_MATERIAL_
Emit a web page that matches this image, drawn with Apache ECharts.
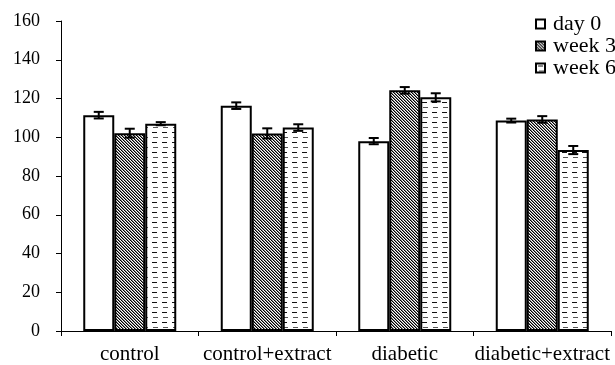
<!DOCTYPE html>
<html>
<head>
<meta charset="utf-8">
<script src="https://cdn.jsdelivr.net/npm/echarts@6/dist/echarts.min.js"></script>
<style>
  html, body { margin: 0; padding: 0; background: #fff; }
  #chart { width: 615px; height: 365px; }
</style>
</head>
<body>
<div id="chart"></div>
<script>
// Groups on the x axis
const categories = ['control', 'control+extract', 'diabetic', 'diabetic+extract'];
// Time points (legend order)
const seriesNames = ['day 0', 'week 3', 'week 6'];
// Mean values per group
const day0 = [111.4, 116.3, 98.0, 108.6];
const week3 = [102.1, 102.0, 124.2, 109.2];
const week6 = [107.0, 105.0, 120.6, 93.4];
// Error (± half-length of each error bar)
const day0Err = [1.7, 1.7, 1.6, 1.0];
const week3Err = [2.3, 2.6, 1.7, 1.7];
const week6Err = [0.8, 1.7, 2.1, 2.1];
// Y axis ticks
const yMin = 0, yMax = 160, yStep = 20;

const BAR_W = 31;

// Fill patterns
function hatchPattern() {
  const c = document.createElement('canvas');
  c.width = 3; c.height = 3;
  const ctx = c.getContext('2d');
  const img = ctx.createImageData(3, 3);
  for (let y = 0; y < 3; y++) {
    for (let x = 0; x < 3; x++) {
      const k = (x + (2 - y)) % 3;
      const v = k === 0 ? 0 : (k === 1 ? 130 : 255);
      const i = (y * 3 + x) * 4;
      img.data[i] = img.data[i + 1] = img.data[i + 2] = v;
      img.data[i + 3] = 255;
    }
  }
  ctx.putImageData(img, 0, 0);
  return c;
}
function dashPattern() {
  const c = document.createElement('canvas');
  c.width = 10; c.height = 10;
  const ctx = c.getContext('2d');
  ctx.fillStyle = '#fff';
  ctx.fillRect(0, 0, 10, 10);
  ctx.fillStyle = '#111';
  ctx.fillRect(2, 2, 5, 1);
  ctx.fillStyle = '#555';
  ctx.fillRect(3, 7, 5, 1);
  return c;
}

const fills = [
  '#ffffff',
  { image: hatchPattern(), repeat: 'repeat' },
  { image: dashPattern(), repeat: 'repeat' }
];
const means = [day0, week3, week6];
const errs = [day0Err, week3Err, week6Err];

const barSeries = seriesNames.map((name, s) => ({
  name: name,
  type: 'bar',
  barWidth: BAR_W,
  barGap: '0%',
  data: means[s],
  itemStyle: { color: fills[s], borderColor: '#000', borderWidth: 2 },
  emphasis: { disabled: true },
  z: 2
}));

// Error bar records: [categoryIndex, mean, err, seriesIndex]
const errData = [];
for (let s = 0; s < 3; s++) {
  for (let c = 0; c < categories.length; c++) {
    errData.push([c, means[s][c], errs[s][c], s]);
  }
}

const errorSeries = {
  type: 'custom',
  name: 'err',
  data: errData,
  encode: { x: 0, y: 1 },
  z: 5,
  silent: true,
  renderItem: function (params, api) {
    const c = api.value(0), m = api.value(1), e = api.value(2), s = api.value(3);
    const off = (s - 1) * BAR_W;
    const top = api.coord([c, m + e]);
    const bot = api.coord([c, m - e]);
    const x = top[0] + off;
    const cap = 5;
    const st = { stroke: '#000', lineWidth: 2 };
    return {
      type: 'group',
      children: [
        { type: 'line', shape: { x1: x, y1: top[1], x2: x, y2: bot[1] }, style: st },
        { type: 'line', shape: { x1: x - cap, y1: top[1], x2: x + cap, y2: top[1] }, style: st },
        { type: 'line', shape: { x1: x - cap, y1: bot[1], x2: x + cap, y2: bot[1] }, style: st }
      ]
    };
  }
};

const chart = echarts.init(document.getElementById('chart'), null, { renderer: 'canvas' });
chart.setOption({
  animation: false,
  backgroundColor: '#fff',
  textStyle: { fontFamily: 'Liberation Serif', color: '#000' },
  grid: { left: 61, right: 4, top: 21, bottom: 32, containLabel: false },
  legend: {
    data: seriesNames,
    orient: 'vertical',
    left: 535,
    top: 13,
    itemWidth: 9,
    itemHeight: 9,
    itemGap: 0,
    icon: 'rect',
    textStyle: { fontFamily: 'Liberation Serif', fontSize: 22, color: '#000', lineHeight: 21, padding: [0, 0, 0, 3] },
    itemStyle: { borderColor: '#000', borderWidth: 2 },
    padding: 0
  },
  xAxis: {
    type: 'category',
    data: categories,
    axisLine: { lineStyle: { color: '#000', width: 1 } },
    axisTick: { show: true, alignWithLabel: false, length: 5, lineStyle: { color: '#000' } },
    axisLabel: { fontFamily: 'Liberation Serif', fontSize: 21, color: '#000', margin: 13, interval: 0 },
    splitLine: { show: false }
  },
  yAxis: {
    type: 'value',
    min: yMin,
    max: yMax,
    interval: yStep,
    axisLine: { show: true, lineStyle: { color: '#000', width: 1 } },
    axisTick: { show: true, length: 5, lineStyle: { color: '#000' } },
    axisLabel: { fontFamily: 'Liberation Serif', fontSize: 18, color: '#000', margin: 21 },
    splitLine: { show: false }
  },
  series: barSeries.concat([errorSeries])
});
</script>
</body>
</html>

_TASK PROMPT_
Return the material line for line, from its beginning to the line that contains "const BAR_W = 31;", with the pictures left out.

_OUTPUT OF THE EXERCISE_
Emit a web page that matches this image, drawn with Apache ECharts.
<!DOCTYPE html>
<html>
<head>
<meta charset="utf-8">
<script src="https://cdn.jsdelivr.net/npm/echarts@6/dist/echarts.min.js"></script>
<style>
  html, body { margin: 0; padding: 0; background: #fff; }
  #chart { width: 615px; height: 365px; }
</style>
</head>
<body>
<div id="chart"></div>
<script>
// Groups on the x axis
const categories = ['control', 'control+extract', 'diabetic', 'diabetic+extract'];
// Time points (legend order)
const seriesNames = ['day 0', 'week 3', 'week 6'];
// Mean values per group
const day0 = [111.4, 116.3, 98.0, 108.6];
const week3 = [102.1, 102.0, 124.2, 109.2];
const week6 = [107.0, 105.0, 120.6, 93.4];
// Error (± half-length of each error bar)
const day0Err = [1.7, 1.7, 1.6, 1.0];
const week3Err = [2.3, 2.6, 1.7, 1.7];
const week6Err = [0.8, 1.7, 2.1, 2.1];
// Y axis ticks
const yMin = 0, yMax = 160, yStep = 20;

const BAR_W = 31;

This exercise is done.